Posted on June 22, 2015

The fourth installment in the dinos-run-amok series isn’t a reboot but might as well be, given the years elapsed since 2001’s third installment and the even greater cultural distance that’s opened up since Netscape Navigator introduced us to an internet festooned with banner ads. Chris Pratt is Owen, who gamely works his material as an animal handler performing requisite feats of derring-do, all while wielding an absurdly small rifle in the face of rampaging angrysauruses. Pratt’s innate aw-shucks everyman vibe nevertheless shines through; this is a guy who understands his place in the food chain, and right now his job is to keep the cash gushers nicely primed thank you very much.businessaurus

Product placements are surprisingly both few and odd, coming primarily through a fleet of various luxury Mercedes that some brand manager thought appropriate for a remote tropical island, assuming that cachet would transfer seamlessly to the Whole Foods parking lots of Scarsdale. (On second thought the analogy might be better than it first appears, given the primal nature of the struggle in both places.) In a universe when 50 Cent can rep Glaceau’s VitaminWater to great commercial success, maybe Mercedes needs to outrun hybrid dinosaurs to stay relevant.

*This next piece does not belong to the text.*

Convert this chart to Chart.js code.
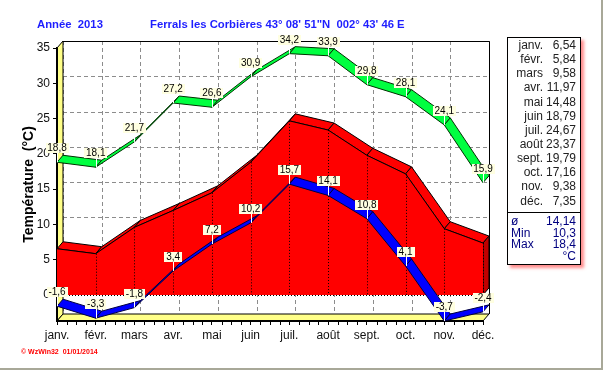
<!DOCTYPE html>
<html lang="fr">
<head>
<meta charset="utf-8">
<title>Année 2013 - Ferrals les Corbières</title>
<script src="https://cdn.jsdelivr.net/npm/chart.js@4.4.0/dist/chart.umd.min.js"></script>
<style>
  html, body { margin: 0; padding: 0; background: #fff; }
  #cadre {
    position: relative; width: 603px; height: 370px; box-sizing: border-box;
    border-right: 2px solid #a8a898; border-bottom: 2px solid #a8a898;
    overflow: hidden; font-family: "Liberation Sans", Arial, sans-serif;
  }
  #graph { position: absolute; left: 0; top: 0; }
  .titre { position: absolute; top: 17px; font-size: 11.3px; line-height: 14px; font-weight: bold; color: #1e1eff; white-space: pre; }
  #panneau {
    position: absolute; left: 507px; top: 37px; width: 74px; height: 228px; box-sizing: border-box;
    border: 1px solid #000; background: #fff; box-shadow: 3px 3px 3px rgba(255, 90, 90, 0.7);
    font-size: 12px; color: #222;
  }
  .ligne { height: 14.15px; line-height: 14.15px; white-space: nowrap; }
  .ligne span { display: inline-block; text-align: right; }
  .ligne .m { width: 35px; }
  .ligne .v { width: 33px; }
  #resume { position: absolute; left: 0; right: 0; top: 174px; padding-top: 3px; border-top: 1px solid #000; color: #000080; }
  #resume .ligne { height: 11.5px; line-height: 11.5px; }
  #resume .m { width: 24px; text-align: left; padding-left: 3px; }
  #resume .v { width: 41px; }
  #pied { position: absolute; left: 21px; top: 348px; font-size: 7px; font-weight: bold; color: #ff0000; white-space: pre; }
</style>
</head>
<body>
<div id="cadre">
  <canvas id="graph" width="603" height="370"></canvas>
  <div class="titre" style="left:37px">Année  2013</div>
  <div class="titre" style="left:150px">Ferrals les Corbières 43° 08' 51"N  002° 43' 46 E</div>
  <div id="panneau"><div id="liste"></div><div id="resume"></div></div>
  <div id="pied">© WzWin32  01/01/2014</div>
</div>
<script>
// Données 2013 (°C)
const mois = ['janv.', 'févr.', 'mars', 'avr.', 'mai', 'juin', 'juil.', 'août', 'sept.', 'oct.', 'nov.', 'déc.'];
const tempMoyenne = [6.54, 5.84, 9.58, 11.97, 14.48, 18.79, 24.67, 23.37, 19.79, 17.16, 9.38, 7.35];
const tempMax = [18.8, 18.1, 21.7, 27.2, 26.6, 30.9, 34.2, 33.9, 29.8, 28.1, 24.1, 15.9];
const tempMin = [-1.6, -3.3, -1.8, 3.4, 7.2, 10.2, 15.7, 14.1, 10.8, 4.1, -3.7, -2.4];
const yTicks = [0, 5, 10, 15, 20, 25, 30, 35];
const resumeLabels = ['ø', 'Min', 'Max', ''];
const resumeValeurs = ['14,14', '10,3', '18,4', '°C'];

const police = '"Liberation Sans", Arial, sans-serif';
// décalage de la profondeur 3D (px)
const DX = 6, DY = -7;

function virgule(v, d) {
  return v.toFixed(d).replace('.', ',');
}

// Panneau de droite
const liste = document.getElementById('liste');
mois.forEach((m, i) => {
  const div = document.createElement('div');
  div.className = 'ligne';
  div.innerHTML = `<span class="m">${m}</span><span class="v">${virgule(tempMoyenne[i], 2)}</span>`;
  liste.appendChild(div);
});
const resume = document.getElementById('resume');
resumeLabels.forEach((l, i) => {
  const div = document.createElement('div');
  div.className = 'ligne';
  div.innerHTML = `<span class="m">${l}</span><span class="v">${resumeValeurs[i]}</span>`;
  resume.appendChild(div);
});

function pointsDe(chart, index) {
  return chart.getDatasetMeta(index).data.map(p => ({ x: p.x, y: p.y }));
}

function poly(ctx, pts, fill, stroke) {
  ctx.beginPath();
  ctx.moveTo(pts[0][0], pts[0][1]);
  for (let i = 1; i < pts.length; i++) ctx.lineTo(pts[i][0], pts[i][1]);
  ctx.closePath();
  ctx.fillStyle = fill;
  ctx.fill();
  if (stroke) {
    ctx.strokeStyle = stroke;
    ctx.stroke();
  }
}

// ruban 3D : ligne avant + ligne arrière décalée
function ruban(ctx, pts, fill, edge) {
  for (let i = 0; i < pts.length - 1; i++) {
    const a = pts[i], b = pts[i + 1];
    poly(ctx, [[a.x, a.y], [b.x, b.y], [b.x + DX, b.y + DY], [a.x + DX, a.y + DY]], fill, edge);
  }
}

function etiquettes(ctx, pts, valeurs) {
  ctx.font = '10px ' + police;
  ctx.textAlign = 'center';
  ctx.textBaseline = 'middle';
  pts.forEach((p, i) => {
    const txt = virgule(valeurs[i], 1);
    const w = Math.round(ctx.measureText(txt).width) + 4;
    const h = 10;
    const bas = Math.round(p.y + DY - 2);
    ctx.strokeStyle = '#fff';
    ctx.lineWidth = 1;
    ctx.beginPath();
    ctx.moveTo(Math.round(p.x) + 0.5, bas);
    ctx.lineTo(Math.round(p.x) + 0.5, p.y);
    ctx.stroke();
    ctx.fillStyle = '#ffffe1';
    ctx.fillRect(Math.round(p.x - w / 2), bas - h, w, h);
    ctx.fillStyle = '#000';
    ctx.fillText(txt, p.x, bas - h / 2 + 0.5);
  });
}

const decor3d = {
  id: 'decor3d',
  beforeDatasetsDraw(chart) {
    const { ctx, chartArea: a, scales: { x, y } } = chart;
    ctx.save();
    ctx.lineWidth = 1;

    // grille du mur du fond
    ctx.strokeStyle = '#8c8c8c';
    ctx.setLineDash([4, 3]);
    yTicks.forEach(v => {
      const py = Math.round(y.getPixelForValue(v) + DY) + 0.5;
      ctx.beginPath();
      ctx.moveTo(a.left + DX, py);
      ctx.lineTo(a.right + DX, py);
      ctx.stroke();
    });
    mois.forEach((m, i) => {
      const px = Math.round(x.getPixelForValue(i) + DX) + 0.5;
      ctx.beginPath();
      ctx.moveTo(px, a.top + DY);
      ctx.lineTo(px, a.bottom + DY);
      ctx.stroke();
    });
    ctx.setLineDash([]);

    // bord du mur du fond
    ctx.strokeStyle = '#000';
    ctx.beginPath();
    ctx.moveTo(a.left + DX, Math.round(a.top + DY) + 0.5);
    ctx.lineTo(Math.round(a.right + DX) + 0.5, Math.round(a.top + DY) + 0.5);
    ctx.lineTo(Math.round(a.right + DX) + 0.5, a.bottom + DY);
    ctx.stroke();

    // mur gauche et sol jaunes
    poly(ctx, [[a.left, a.top], [a.left + DX, a.top + DY], [a.left + DX, a.bottom + DY], [a.left, a.bottom]], '#ffff88', '#000');
    poly(ctx, [[a.left, a.bottom], [a.left + DX, a.bottom + DY], [a.right + DX, a.bottom + DY], [a.right, a.bottom]], '#ffff88', '#000');

    // axes avant
    ctx.lineWidth = 2;
    ctx.beginPath();
    ctx.moveTo(a.left, a.top);
    ctx.lineTo(a.left, a.bottom);
    ctx.lineTo(a.right, a.bottom);
    ctx.stroke();
    ctx.lineWidth = 1;

    // dessus et côté de l'aire des moyennes
    const moy = pointsDe(chart, 0);
    const y0 = y.getPixelForValue(0);
    ruban(ctx, moy, '#ff0000', '#000');
    const d = moy[moy.length - 1];
    poly(ctx, [[d.x, d.y], [d.x + DX, d.y + DY], [d.x + DX, y0 + DY], [d.x, y0]], '#c00000', '#000');
    ctx.restore();
  },
  afterDatasetsDraw(chart) {
    const { ctx, chartArea: a, scales: { x, y } } = chart;
    const moy = pointsDe(chart, 0);
    const y0 = y.getPixelForValue(0);
    ctx.save();
    ctx.lineWidth = 1;

    // séparations pointillées de l'aire
    ctx.strokeStyle = '#000';
    ctx.setLineDash([1, 2]);
    moy.forEach((p, i) => {
      if (i === 0) return;
      ctx.beginPath();
      ctx.moveTo(Math.round(p.x) + 0.5, p.y);
      ctx.lineTo(Math.round(p.x) + 0.5, y0);
      ctx.stroke();
    });
    ctx.beginPath();
    ctx.moveTo(a.left, Math.round(y0) + 0.5);
    ctx.lineTo(a.right, Math.round(y0) + 0.5);
    ctx.stroke();
    ctx.setLineDash([]);

    // petites graduations de l'axe des mois
    for (let i = 0; i < mois.length - 1; i++) {
      for (let k = 1; k < 4; k++) {
        const px = Math.round(x.getPixelForValue(i + k / 4)) + 0.5;
        ctx.beginPath();
        ctx.moveTo(px, a.bottom);
        ctx.lineTo(px, a.bottom + 4);
        ctx.stroke();
      }
    }

    // rubans des minimales et maximales
    const mini = pointsDe(chart, 2);
    const maxi = pointsDe(chart, 1);
    ruban(ctx, mini, '#0000ff', '#000040');
    ruban(ctx, maxi, '#00ff40', '#003000');

    etiquettes(ctx, mini, tempMin);
    etiquettes(ctx, maxi, tempMax);
    ctx.restore();
  },
};

const chart = new Chart(document.getElementById('graph'), {
  type: 'line',
  data: {
    labels: mois,
    datasets: [
      {
        label: 'Moyenne',
        data: tempMoyenne,
        fill: 'origin',
        backgroundColor: '#ff0000',
        borderColor: '#000',
        borderWidth: 1,
        pointRadius: 0,
        tension: 0,
      },
      { label: 'Max', data: tempMax, showLine: false, pointRadius: 0 },
      { label: 'Min', data: tempMin, showLine: false, pointRadius: 0 },
    ],
  },
  options: {
    responsive: false,
    animation: false,
    events: [],
    layout: { padding: { left: 0, top: 48, right: 120, bottom: 27 } },
    plugins: {
      legend: { display: false },
      tooltip: { enabled: false },
    },
    scales: {
      x: {
        offset: false,
        grid: { drawOnChartArea: false, tickLength: 4, color: '#000' },
        border: { color: '#000', width: 2 },
        ticks: { color: '#111', font: { family: police, size: 12 }, padding: 3, maxRotation: 0, autoSkip: false },
        afterFit: s => { s.height = 22; },
      },
      y: {
        min: Math.min(...tempMin),
        max: yTicks[yTicks.length - 1],
        afterBuildTicks: s => { s.ticks = yTicks.map(v => ({ value: v })); },
        grid: { drawOnChartArea: false, tickLength: 4, color: '#000' },
        border: { color: '#000', width: 2 },
        ticks: { color: '#111', font: { family: police, size: 12 }, padding: 3 },
        title: {
          display: true,
          text: 'Température  (°C)',
          color: '#000',
          font: { family: police, size: 14, weight: 'bold' },
          padding: { top: 21, bottom: 0 },
        },
        afterFit: s => { s.width = 57; },
      },
    },
  },
  plugins: [decor3d],
});
</script>
</body>
</html>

This isn’t a full-blown puncturing of the theme park fantasy (see: Shrek, original) but, chompasauruses notwithstanding, satire of the theme park experience is the closest the movie comes to being biting. Jurassic World has hints of Sea World meets Six Flags on Disney’s Main Street, with overpriced chain restaurants overrun by hordes of sheeple. These extras mill about waiting to feed a flock of newly-freed flying hubrisauruses, who have ostensibly been on restricted rations and take advantage of the jailbreak to gorge on doughy tourists. The underwhelmed announcer, the wide-eyed teenager entrusted with the safety of clueless people, line-skipping access for the island’s one-percenters – this world is peppered with digs at the sanitized, highly regulated environment of modern escapist parks.

As usual you’ll find one Indian actor in a main role, since that apparently suffices to rope in the cinema-going population of a nation of 1.3 billion. Per most spectacle movies these days the climactic scene ends with lots of stuff getting smashed up real good, but not before potential sequels zip away in an escape helicopter, where they can bide their time until they inevitably break out and tear through the nearest multiplex, having caught the scent of cash.